Written by Clara Hinton
We often wonder what we can do to help ease the burden and pain of child loss for our friends. We don’t feel eloquent with our words. In fact, we feel awkward talking about the loss. We don’t have hours and hours of free time to go spend with our friends who have lost a child. Yet, we have a strong desire to do something that will help ease the pain.
If I had to choose one single most important way to help, encourage, and send a message of hope to parents who have lost a child, it would be to remember the death of the child. Over and over again, the cries of hurting parents will say, “Nobody remembered!”.
Child loss is a painful journey that seems like it has nothing but harsh terrain and barren lands. Child loss is a lonely, difficult walk. “This is the time that we most need the faithful help of a friend.” (Silent Grief, page 47) The comfort of just one friend who remembers can be the singular act that was needed to light the candle of hope within a parent’s grieving heart.

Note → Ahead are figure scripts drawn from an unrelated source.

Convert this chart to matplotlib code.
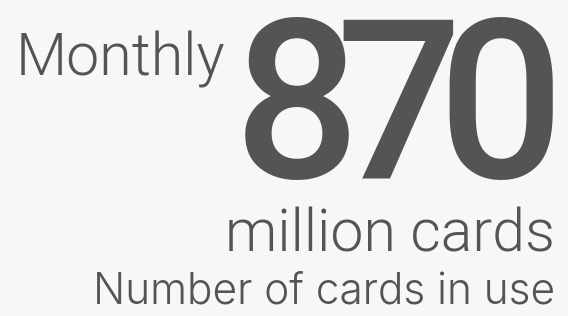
import matplotlib.pyplot as plt

# headline figure
prefix = 'Monthly'
value = 870
unit = 'million cards'
caption = 'Number of cards in use'

bg = '#f7f7f7'
ink = '#555355'

fig = plt.figure(figsize=(5.68, 3.16), dpi=100, facecolor=bg)
ax = fig.add_axes([0, 0, 1, 1])
ax.set_xlim(0, 568)
ax.set_ylim(316, 0)
ax.axis('off')

ax.text(16, 76, prefix, fontsize=42.5, family='Roboto', weight=300,
        color=ink, ha='left', va='baseline')

# big digits, set tight like the original
x0, step = 297, 102
for i, d in enumerate(str(value)):
    ax.text(x0 + i * step, 178, d, fontsize=160, family='Roboto', weight=500,
            color=ink, ha='center', va='baseline')

ax.text(555, 252, unit, fontsize=42.5, family='Roboto', weight=300,
        color=ink, ha='right', va='baseline')
ax.text(555, 303, caption, fontsize=30.5, family='Inter', weight=300,
        color=ink, ha='right', va='baseline')

fig.savefig('out.png', dpi=100, facecolor=bg)
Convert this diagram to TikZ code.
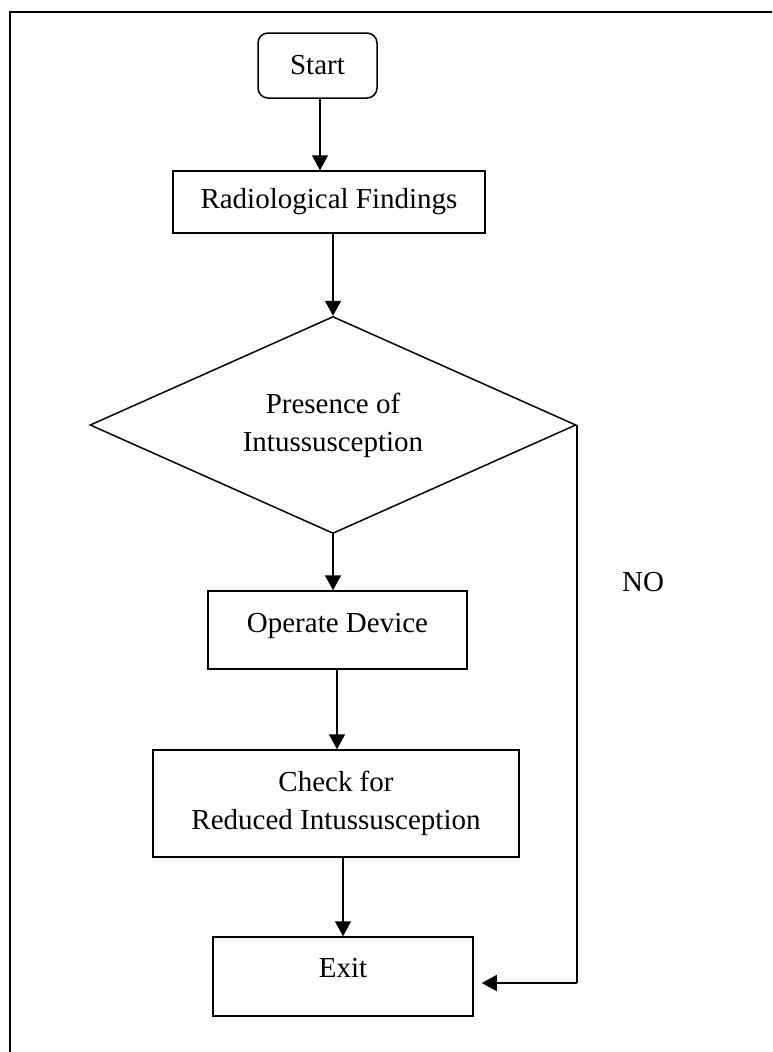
\documentclass[tikz,border=0pt]{standalone}
\usepackage{fontspec}
\setmainfont{Liberation Serif}
\usetikzlibrary{shapes.geometric,arrows.meta,calc}
\begin{document}
\begin{tikzpicture}[x=1pt,y=-1pt,
  every node/.style={font=\fontsize{29}{38}\selectfont},
  boxnode/.style={draw,line width=1.5pt,rectangle,inner sep=0pt,align=center},
  decnode/.style={draw,line width=1.5pt,diamond,aspect=2.24,inner sep=0pt,align=center},
  conn/.style={line width=1.5pt,-{Triangle[width=16pt,length=15pt]}},
  plainline/.style={line width=1.5pt}]
\useasboundingbox (0,0) rectangle (772,1052);
\clip (0,0) rectangle (772,1052);
\draw[line width=1.6pt] (10,12) rectangle (800,1080);
\node[boxnode,rounded corners=10pt,minimum width=119pt,minimum height=65pt] (start) at (317.5,65.5) {Start};
\node[boxnode,minimum width=312pt,minimum height=62pt] (radio) at (329,202) {Radiological Findings};
\node[decnode,minimum width=486pt,minimum height=217pt] (dia) at (333,425) {Presence of\\Intussusception};
\node[boxnode,minimum width=259pt,text height=41pt,text depth=37pt] (op) at (337.5,630) {Operate Device};
\node[boxnode,minimum width=366pt,minimum height=107pt] (check) at (336,803.5) {Check for\\Reduced Intussusception};
\node[boxnode,minimum width=260pt,text height=40pt,text depth=39pt] (exit) at (343,976.5) {Exit};
\node (no) at (643,582) {NO};
\coordinate (turn) at (dia.east |- 0,983);
\coordinate (exitin) at ($(exit.east |- 0,983)+(8,0)$);
\draw[conn] (start.south -| 320,0) -- (radio.north -| 320,0);
\draw[conn] (radio.south -| dia.north) -- (dia.north);
\draw[conn] (dia.south) -- (op.north -| dia.south);
\draw[conn] (op.south -| 337,0) -- (check.north -| 337,0);
\draw[conn] (check.south -| 343,0) -- (exit.north -| 343,0);
\draw[plainline] (dia.east) -- (turn);
\draw[conn] (turn) -- (exitin);
\end{tikzpicture}
\end{document}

We live in an extremely busy society where we hardly take the time to express tenderness within the confines of our own home, much less take the time to express love and concern to friends. However, this one act of remembering another person during his time of pain is an encouragement that reaches far beyond anything words can adequately express.
When a child dies, including death from miscarriage, ectopic pregnancy, or stillbirth, mark the date of the loss on your personal calendar. Be sure to send a card to the parents that will arrive on the date of the first anniversary of their child’s death. Every “first” is of major significance to a parent, and you will be amazed at how many couples say through tears, “Nobody, not even one person, remembered!”.
The card you send does not have to contain the lines of a lengthy poem, or be filled with catchy phrases or quotes from the Bible. The pure, simple words “I am thinking of you on this day” will suffice. Often, just the two words “I care” are enough to touch the hearts of those parents who are grieving their loss, feeling so alone in their pain.
Remembering the loss is an act of compassion that will never be forgotten. I can honestly tell you that had I received even one card to say “I remember” on the anniversary of any of my six miscarriages or my stillbirth, that card would be framed and sitting in a very special place to serve as a reminder that somebody remembered, and took the time to tell me so.
You will not stir up painful memories, a common misconception, by remembering the date your friends lost their child. You will, however, touch hearts, give lasting encouragement, and lift someone’s hurting heart with hope!
By remembering the death of your friend’s child, you validate that there was a life worth remembering. That’s the greatest gift you can ever give to a grieving parent!